▶ _Work to be completed_: Output the material below unchanged, apart from leaving out the pictures.

▶ _Data block_:

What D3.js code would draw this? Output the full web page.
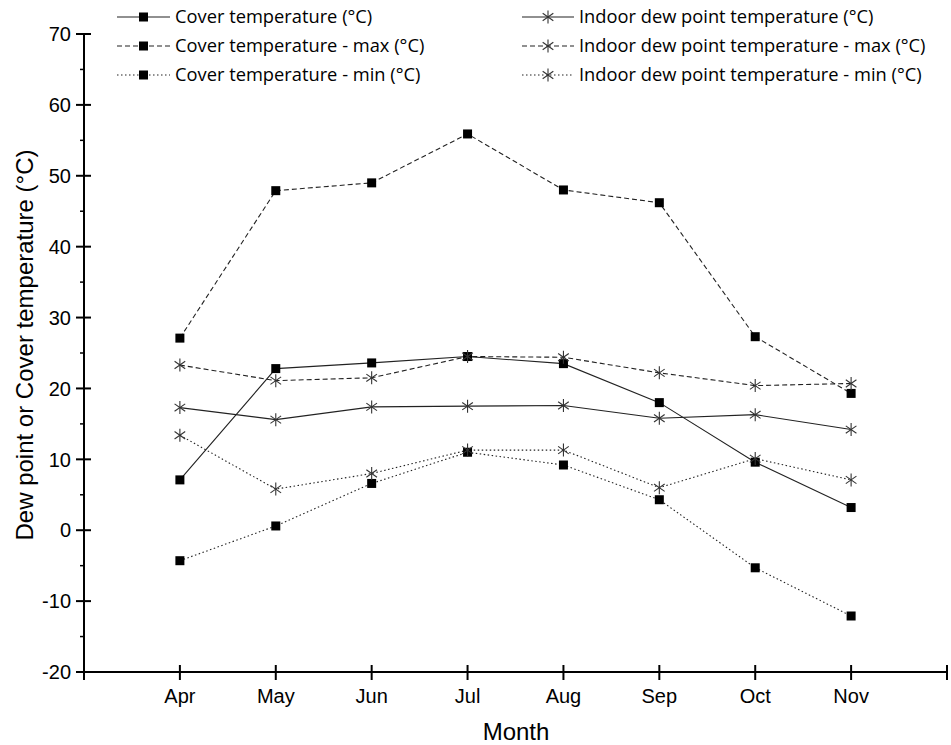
<!DOCTYPE html>
<html>
<head>
<meta charset="utf-8">
<script src="https://cdn.jsdelivr.net/npm/d3@7"></script>
<style>
  html, body { margin: 0; padding: 0; background: #fff; }
  svg { display: block; }
  .axis-text { font-family: "Liberation Sans", Arial, sans-serif; }
  .legend-text { font-family: "Open Sans", "Noto Sans", sans-serif; }
</style>
</head>
<body>
<svg id="chart" width="951" height="745"></svg>
<script>
// Monthly categories
const months = ["Apr", "May", "Jun", "Jul", "Aug", "Sep", "Oct", "Nov"];

// Cover temperature (°C)
const coverTemp    = [7.1, 22.8, 23.6, 24.5, 23.5, 18.0, 9.6, 3.2];
const coverTempMax = [27.1, 47.9, 49.0, 55.9, 48.0, 46.2, 27.3, 19.3];
const coverTempMin = [-4.3, 0.6, 6.6, 11.0, 9.2, 4.3, -5.3, -12.1];

// Indoor dew point temperature (°C)
const dewPoint     = [17.3, 15.6, 17.4, 17.5, 17.6, 15.8, 16.3, 14.2];
const dewPointMax  = [23.3, 21.1, 21.5, 24.5, 24.4, 22.2, 20.4, 20.7];
const dewPointMin  = [13.4, 5.8, 8.0, 11.3, 11.3, 6.0, 10.1, 7.1];

// Axis ticks
const yTicks = [-20, -10, 0, 10, 20, 30, 40, 50, 60, 70];
const yMinorTicks = [-15, -5, 5, 15, 25, 35, 45, 55, 65];

const series = [
  { name: "Cover temperature (°C)", values: coverTemp, marker: "square", dash: null },
  { name: "Cover temperature - max (°C)", values: coverTempMax, marker: "square", dash: "5,3" },
  { name: "Cover temperature - min (°C)", values: coverTempMin, marker: "square", dash: "1.5,2.5" },
  { name: "Indoor dew point temperature (°C)", values: dewPoint, marker: "star", dash: null },
  { name: "Indoor dew point temperature - max (°C)", values: dewPointMax, marker: "star", dash: "5,3" },
  { name: "Indoor dew point temperature - min (°C)", values: dewPointMin, marker: "star", dash: "1.5,2.5" }
];

const svg = d3.select("#chart");
const plotLeft = 84, plotRight = 947, plotTop = 34, plotBottom = 672;

// Months sit at integer positions; the axis spans one step beyond each end
const x = d3.scaleLinear().domain([-1, months.length]).range([plotLeft, plotRight]);
const y = d3.scaleLinear().domain([-20, 70]).range([plotBottom, plotTop]);

// Series lines
const line = d3.line().x((d, i) => x(i)).y(d => y(d));
const plot = svg.append("g");
series.forEach(s => {
  plot.append("path")
    .datum(s.values)
    .attr("d", line)
    .attr("fill", "none")
    .attr("stroke", "#222")
    .attr("stroke-width", 1.1)
    .attr("stroke-dasharray", s.dash);
});

function drawMarker(g, type, cx, cy) {
  if (type === "square") {
    g.append("rect")
      .attr("x", cx - 4.5).attr("y", cy - 4.5)
      .attr("width", 9).attr("height", 9)
      .attr("fill", "#000");
  } else {
    const r = 6.5;
    [90, 35, 145].forEach(a => {
      const rad = a * Math.PI / 180;
      const dx = r * Math.cos(rad), dy = r * Math.sin(rad);
      g.append("line")
        .attr("x1", cx - dx).attr("y1", cy - dy)
        .attr("x2", cx + dx).attr("y2", cy + dy)
        .attr("stroke", "#333").attr("stroke-width", 1.1);
    });
  }
}

// Markers
series.forEach(s => {
  s.values.forEach((v, i) => drawMarker(plot, s.marker, x(i), y(v)));
});

// Y axis
const yAxis = svg.append("g").attr("transform", `translate(${plotLeft},0)`);
yAxis.append("line")
  .attr("x1", 0).attr("x2", 0).attr("y1", plotTop - 1).attr("y2", plotBottom)
  .attr("stroke", "#000").attr("stroke-width", 2);
yAxis.selectAll(".major").data(yTicks).join("line")
  .attr("x1", -8).attr("x2", 7)
  .attr("y1", d => y(d)).attr("y2", d => y(d))
  .attr("stroke", "#000").attr("stroke-width", 2);
yAxis.selectAll(".minor").data(yMinorTicks).join("line")
  .attr("x1", -4).attr("x2", 0)
  .attr("y1", d => y(d)).attr("y2", d => y(d))
  .attr("stroke", "#000").attr("stroke-width", 1.5);
yAxis.selectAll("text").data(yTicks).join("text")
  .attr("class", "axis-text")
  .attr("x", -13).attr("y", d => y(d))
  .attr("dy", "0.36em")
  .attr("text-anchor", "end")
  .attr("font-size", 20)
  .attr("fill", "#000")
  .text(d => d);

// X axis
const xAxis = svg.append("g").attr("transform", `translate(0,${plotBottom})`);
xAxis.append("line")
  .attr("x1", plotLeft - 1).attr("x2", plotRight + 1).attr("y1", 0).attr("y2", 0)
  .attr("stroke", "#000").attr("stroke-width", 2);
const xTickPos = d3.range(-1, months.length + 1);
xAxis.selectAll(".tick").data(xTickPos).join("line")
  .attr("x1", d => x(d)).attr("x2", d => x(d))
  .attr("y1", -7).attr("y2", 8)
  .attr("stroke", "#000").attr("stroke-width", 2);
xAxis.selectAll("text").data(months).join("text")
  .attr("class", "axis-text")
  .attr("x", (d, i) => x(i)).attr("y", 31)
  .attr("text-anchor", "middle")
  .attr("font-size", 20)
  .attr("fill", "#000")
  .text(d => d);

// Axis titles
svg.append("text")
  .attr("class", "axis-text")
  .attr("x", 516).attr("y", 740)
  .attr("text-anchor", "middle")
  .attr("font-size", 24)
  .attr("fill", "#000")
  .text("Month");
svg.append("text")
  .attr("class", "axis-text")
  .attr("transform", "translate(33,345) rotate(-90)")
  .attr("text-anchor", "middle")
  .attr("font-size", 24)
  .attr("fill", "#000")
  .text("Dew point or Cover temperature (°C)");

// Legend: two columns of three entries
const legendCols = [
  { x0: 117, x1: 170, tx: 175 },
  { x0: 522, x1: 574, tx: 579 }
];
const legendRows = [17, 46, 75];
series.forEach((s, i) => {
  const col = legendCols[Math.floor(i / 3)];
  const ly = legendRows[i % 3];
  const g = svg.append("g");
  g.append("line")
    .attr("x1", col.x0).attr("x2", col.x1)
    .attr("y1", ly).attr("y2", ly)
    .attr("stroke", "#222").attr("stroke-width", 1.1)
    .attr("stroke-dasharray", s.dash);
  drawMarker(g, s.marker, (col.x0 + col.x1) / 2, ly);
  g.append("text")
    .attr("class", "legend-text")
    .attr("x", col.tx).attr("y", ly)
    .attr("dy", "0.35em")
    .attr("font-size", 18.3)
    .attr("fill", "#000")
    .text(s.name);
});
</script>
</body>
</html>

▶ _Exercise solution_:
What D3.js code would draw this? Output the full web page.
<!DOCTYPE html>
<html>
<head>
<meta charset="utf-8">
<script src="https://cdn.jsdelivr.net/npm/d3@7"></script>
<style>
  html, body { margin: 0; padding: 0; background: #fff; }
  svg { display: block; }
  .axis-text { font-family: "Liberation Sans", Arial, sans-serif; }
  .legend-text { font-family: "Open Sans", "Noto Sans", sans-serif; }
</style>
</head>
<body>
<svg id="chart" width="951" height="745"></svg>
<script>
// Monthly categories
const months = ["Apr", "May", "Jun", "Jul", "Aug", "Sep", "Oct", "Nov"];

// Cover temperature (°C)
const coverTemp    = [7.1, 22.8, 23.6, 24.5, 23.5, 18.0, 9.6, 3.2];
const coverTempMax = [27.1, 47.9, 49.0, 55.9, 48.0, 46.2, 27.3, 19.3];
const coverTempMin = [-4.3, 0.6, 6.6, 11.0, 9.2, 4.3, -5.3, -12.1];

// Indoor dew point temperature (°C)
const dewPoint     = [17.3, 15.6, 17.4, 17.5, 17.6, 15.8, 16.3, 14.2];
const dewPointMax  = [23.3, 21.1, 21.5, 24.5, 24.4, 22.2, 20.4, 20.7];
const dewPointMin  = [13.4, 5.8, 8.0, 11.3, 11.3, 6.0, 10.1, 7.1];

// Axis ticks
const yTicks = [-20, -10, 0, 10, 20, 30, 40, 50, 60, 70];
const yMinorTicks = [-15, -5, 5, 15, 25, 35, 45, 55, 65];

const series = [
  { name: "Cover temperature (°C)", values: coverTemp, marker: "square", dash: null },
  { name: "Cover temperature - max (°C)", values: coverTempMax, marker: "square", dash: "5,3" },
  { name: "Cover temperature - min (°C)", values: coverTempMin, marker: "square", dash: "1.5,2.5" },
  { name: "Indoor dew point temperature (°C)", values: dewPoint, marker: "star", dash: null },
  { name: "Indoor dew point temperature - max (°C)", values: dewPointMax, marker: "star", dash: "5,3" },
  { name: "Indoor dew point temperature - min (°C)", values: dewPointMin, marker: "star", dash: "1.5,2.5" }
];

const svg = d3.select("#chart");
const plotLeft = 84, plotRight = 947, plotTop = 34, plotBottom = 672;

// Months sit at integer positions; the axis spans one step beyond each end
const x = d3.scaleLinear().domain([-1, months.length]).range([plotLeft, plotRight]);
const y = d3.scaleLinear().domain([-20, 70]).range([plotBottom, plotTop]);

// Series lines
const line = d3.line().x((d, i) => x(i)).y(d => y(d));
const plot = svg.append("g");
series.forEach(s => {
  plot.append("path")
    .datum(s.values)
    .attr("d", line)
    .attr("fill", "none")
    .attr("stroke", "#222")
    .attr("stroke-width", 1.1)
    .attr("stroke-dasharray", s.dash);
});

function drawMarker(g, type, cx, cy) {
  if (type === "square") {
    g.append("rect")
      .attr("x", cx - 4.5).attr("y", cy - 4.5)
      .attr("width", 9).attr("height", 9)
      .attr("fill", "#000");
  } else {
    const r = 6.5;
    [90, 35, 145].forEach(a => {
      const rad = a * Math.PI / 180;
      const dx = r * Math.cos(rad), dy = r * Math.sin(rad);
      g.append("line")
        .attr("x1", cx - dx).attr("y1", cy - dy)
        .attr("x2", cx + dx).attr("y2", cy + dy)
        .attr("stroke", "#333").attr("stroke-width", 1.1);
    });
  }
}

// Markers
series.forEach(s => {
  s.values.forEach((v, i) => drawMarker(plot, s.marker, x(i), y(v)));
});

// Y axis
const yAxis = svg.append("g").attr("transform", `translate(${plotLeft},0)`);
yAxis.append("line")
  .attr("x1", 0).attr("x2", 0).attr("y1", plotTop - 1).attr("y2", plotBottom)
  .attr("stroke", "#000").attr("stroke-width", 2);
yAxis.selectAll(".major").data(yTicks).join("line")
  .attr("x1", -8).attr("x2", 7)
  .attr("y1", d => y(d)).attr("y2", d => y(d))
  .attr("stroke", "#000").attr("stroke-width", 2);
yAxis.selectAll(".minor").data(yMinorTicks).join("line")
  .attr("x1", -4).attr("x2", 0)
  .attr("y1", d => y(d)).attr("y2", d => y(d))
  .attr("stroke", "#000").attr("stroke-width", 1.5);
yAxis.selectAll("text").data(yTicks).join("text")
  .attr("class", "axis-text")
  .attr("x", -13).attr("y", d => y(d))
  .attr("dy", "0.36em")
  .attr("text-anchor", "end")
  .attr("font-size", 20)
  .attr("fill", "#000")
  .text(d => d);

// X axis
const xAxis = svg.append("g").attr("transform", `translate(0,${plotBottom})`);
xAxis.append("line")
  .attr("x1", plotLeft - 1).attr("x2", plotRight + 1).attr("y1", 0).attr("y2", 0)
  .attr("stroke", "#000").attr("stroke-width", 2);
const xTickPos = d3.range(-1, months.length + 1);
xAxis.selectAll(".tick").data(xTickPos).join("line")
  .attr("x1", d => x(d)).attr("x2", d => x(d))
  .attr("y1", -7).attr("y2", 8)
  .attr("stroke", "#000").attr("stroke-width", 2);
xAxis.selectAll("text").data(months).join("text")
  .attr("class", "axis-text")
  .attr("x", (d, i) => x(i)).attr("y", 31)
  .attr("text-anchor", "middle")
  .attr("font-size", 20)
  .attr("fill", "#000")
  .text(d => d);

// Axis titles
svg.append("text")
  .attr("class", "axis-text")
  .attr("x", 516).attr("y", 740)
  .attr("text-anchor", "middle")
  .attr("font-size", 24)
  .attr("fill", "#000")
  .text("Month");
svg.append("text")
  .attr("class", "axis-text")
  .attr("transform", "translate(33,345) rotate(-90)")
  .attr("text-anchor", "middle")
  .attr("font-size", 24)
  .attr("fill", "#000")
  .text("Dew point or Cover temperature (°C)");

// Legend: two columns of three entries
const legendCols = [
  { x0: 117, x1: 170, tx: 175 },
  { x0: 522, x1: 574, tx: 579 }
];
const legendRows = [17, 46, 75];
series.forEach((s, i) => {
  const col = legendCols[Math.floor(i / 3)];
  const ly = legendRows[i % 3];
  const g = svg.append("g");
  g.append("line")
    .attr("x1", col.x0).attr("x2", col.x1)
    .attr("y1", ly).attr("y2", ly)
    .attr("stroke", "#222").attr("stroke-width", 1.1)
    .attr("stroke-dasharray", s.dash);
  drawMarker(g, s.marker, (col.x0 + col.x1) / 2, ly);
  g.append("text")
    .attr("class", "legend-text")
    .attr("x", col.tx).attr("y", ly)
    .attr("dy", "0.35em")
    .attr("font-size", 18.3)
    .attr("fill", "#000")
    .text(s.name);
});
</script>
</body>
</html>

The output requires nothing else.